The Floating Piers

12/07/2016

Contemporary Art



As a contemporary art enthusiast, I can no longer contain my joy of having been given the chance, as a country, to finally host an artwork by Bulgarian-American artist Christo. Newspapers worldwide, from the Guardian to the Shanghai Daily, have been writing about it: it has been described as one of the most keenly-anticipated pieces of art, according to some the most important by far this year.

I’m talking about ‘The Floating Piers’ of course, the buoyant footpath on Lake Iseo in Northern Italy. A unique experience that only lasted two weeks, an enchanted island in the middle of the lake, near the towns of Sulzano and Montisola. A remarkable piece of engineering work measuring 3 km in length and 16m in width, made of 200,000 high-density polyethylene cubes covered by 70,000 sq m of orange fabric.

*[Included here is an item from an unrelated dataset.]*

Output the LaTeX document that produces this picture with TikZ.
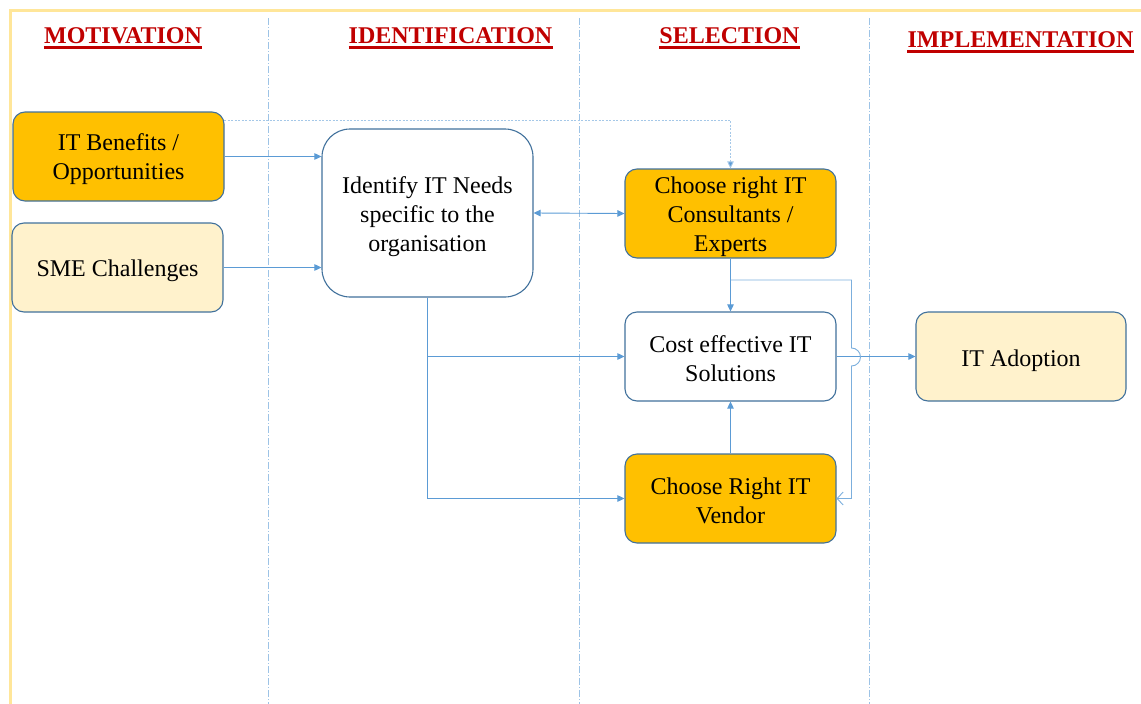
\documentclass[tikz,border=0pt]{standalone}
\usepackage{fontspec}
\setmainfont{Liberation Serif}
\usetikzlibrary{arrows.meta}
\definecolor{frameY}{HTML}{FFE699}
\definecolor{divB}{HTML}{9DC3E6}
\definecolor{lineB}{HTML}{5B9BD5}
\definecolor{edgeB}{HTML}{41719C}
\definecolor{gold}{HTML}{FFC000}
\definecolor{cream}{HTML}{FFF2CC}
\definecolor{hdr}{HTML}{C00000}
\tikzset{
  box/.style={draw=edgeB, line width=1.1pt, rounded corners=12pt, minimum width=211pt, minimum height=89pt, inner sep=0pt},
  goldbox/.style={box, fill=gold},
  creambox/.style={box, fill=cream},
  whitebox/.style={box, fill=white},
  txt/.style={align=center, inner sep=0pt, font=\fontsize{24}{29}\selectfont, text=black},
  hdrtext/.style={anchor=base, inner sep=0pt, text=hdr, font=\fontsize{24}{28}\selectfont\bfseries},
  hdrline/.style={draw=hdr, line width=2.3pt},
  divider/.style={draw=lineB!60, line width=0.8pt, dash pattern=on 7pt off 2pt on 1pt off 2pt},
  arr/.style={draw=lineB, line width=0.9pt, -{Triangle[length=7pt,width=6.5pt]}},
  darr/.style={draw=lineB, line width=0.9pt, {Triangle[length=7pt,width=6.5pt]}-{Triangle[length=7pt,width=6.5pt]}},
  dotarr/.style={draw=lineB!55, line width=0.9pt, dash pattern=on 2pt off 1.5pt, -{Triangle[length=7pt,width=6.5pt,fill=lineB]}},
  fbarr/.style={draw=lineB!80, line width=0.9pt, -{Straight Barb[length=6pt,width=13pt]}},
}
\begin{document}
\begin{tikzpicture}[x=1pt,y=-1pt]
\useasboundingbox (0,0) rectangle (1141,704);
% frame
\draw[frameY, line width=2.5pt] (10.5,704) -- (10.5,10.5) -- (1141,10.5);
% dividers
\draw[divider] (268,18) -- (268,704);
\draw[divider] (579,18) -- (579,704);
\draw[divider] (869,18) -- (869,704);
% headers
\node[hdrtext] (h1) at (123,43) {MOTIVATION};
\node[hdrtext] (h2) at (450.5,43) {IDENTIFICATION};
\node[hdrtext] (h3) at (729.5,43) {SELECTION};
\node[hdrtext] (h4) at (1020.5,47) {IMPLEMENTATION};
\foreach \h in {h1,h2,h3,h4}{
  \draw[hdrline] ([yshift=-4.5pt]\h.base west) -- ([yshift=-4.5pt]\h.base east);
}
% boxes
\node[goldbox] (itb) at (118.5,156.5) {};
\node[creambox] (sme) at (117.5,267.5) {};
\node[whitebox, minimum height=168pt, rounded corners=28pt] (need) at (427.5,213) {};
\node[goldbox] (cons) at (730.5,213.5) {};
\node[whitebox] (cost) at (730.5,356.5) {};
\node[goldbox] (vend) at (730.5,498.5) {};
\node[creambox, minimum width=210pt] (adopt) at (1021,356.5) {};
% texts
\node[txt] (itbT) at ([yshift=-3pt]itb.center) {IT Benefits /\\Opportunities};
\node[txt] (smeT) at ([yshift=-3pt]sme.center) {SME Challenges};
\node[txt] (needT) at ([yshift=-4pt]need.center) {Identify IT Needs\\specific to the\\organisation};
\node[txt] (consT) at ([yshift=-3.5pt]cons.center) {Choose right IT\\Consultants /\\Experts};
\node[txt] (costT) at ([yshift=-2pt]cost.center) {Cost effective IT\\Solutions};
\node[txt] (vendT) at ([yshift=-2.5pt]vend.center) {Choose Right IT\\Vendor};
\node[txt] (adoptT) at ([yshift=-4pt]adopt.center) {IT Adoption};
% connectors
\draw[arr] (itb.east) -- (need.west |- itb.east);
\draw[arr] (sme.east) -- (need.west |- sme.east);
\draw[darr] (need.east) -- (cons.west);
\coordinate (d0) at (224,120);
\draw[dotarr] (d0) -| (cons.north);
\draw[arr] (need.south) |- (cost.west);
\draw[arr] (need.south) |- (vend.west);
\draw[arr] (cons.south) -- (cost.north);
\draw[arr] (vend.north) -- (cost.south);
\draw[arr] (cost.east) -- (adopt.west);
\coordinate (b1) at (730.5,280);
\coordinate (b2) at (851.5,280);
\coordinate (b3) at (851.5,348);
\coordinate (b4) at (851.5,498.5);
\draw[fbarr] (b1) -- (b2) -- (b3) arc[start angle=-90, end angle=90, radius=9] -- (b4) -- (vend.east);
\end{tikzpicture}
\end{document}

Besides some overcrowding issues and the small controversy that followed, this installation was deserving of all the attention it had received since it landed in Italy after being rejected by Argentina, Germany and other countries for being too difficult to set up. Italy decided to place its trust in the popular artist, world-renowned for his spectacular land-art interventions able to temporary yet impressively mutate landscapes. Works of art with an expiry date and with their own life, a short one, whose ephemeral nature is precisely what makes it more precious and enticing.

Christo’s name is generally associated with his most famous installations, those in which he has wrapped famous monuments – such as the Reichstag – in fabric, or laid long tarpaulins in natural environments, such as the one he placed in the Colorado Mountains, which measured over 200,000 sq m.

The Floating Piers has been an incredible project because it was a physical, experiential installation involving water, sun, wind… and matter. A stunning floating undertaking whose creator remarked: “Only once in a lifetime you’ll be able to walk on water for 16 days, and there will never be another Floating Piers in the world after July 3”.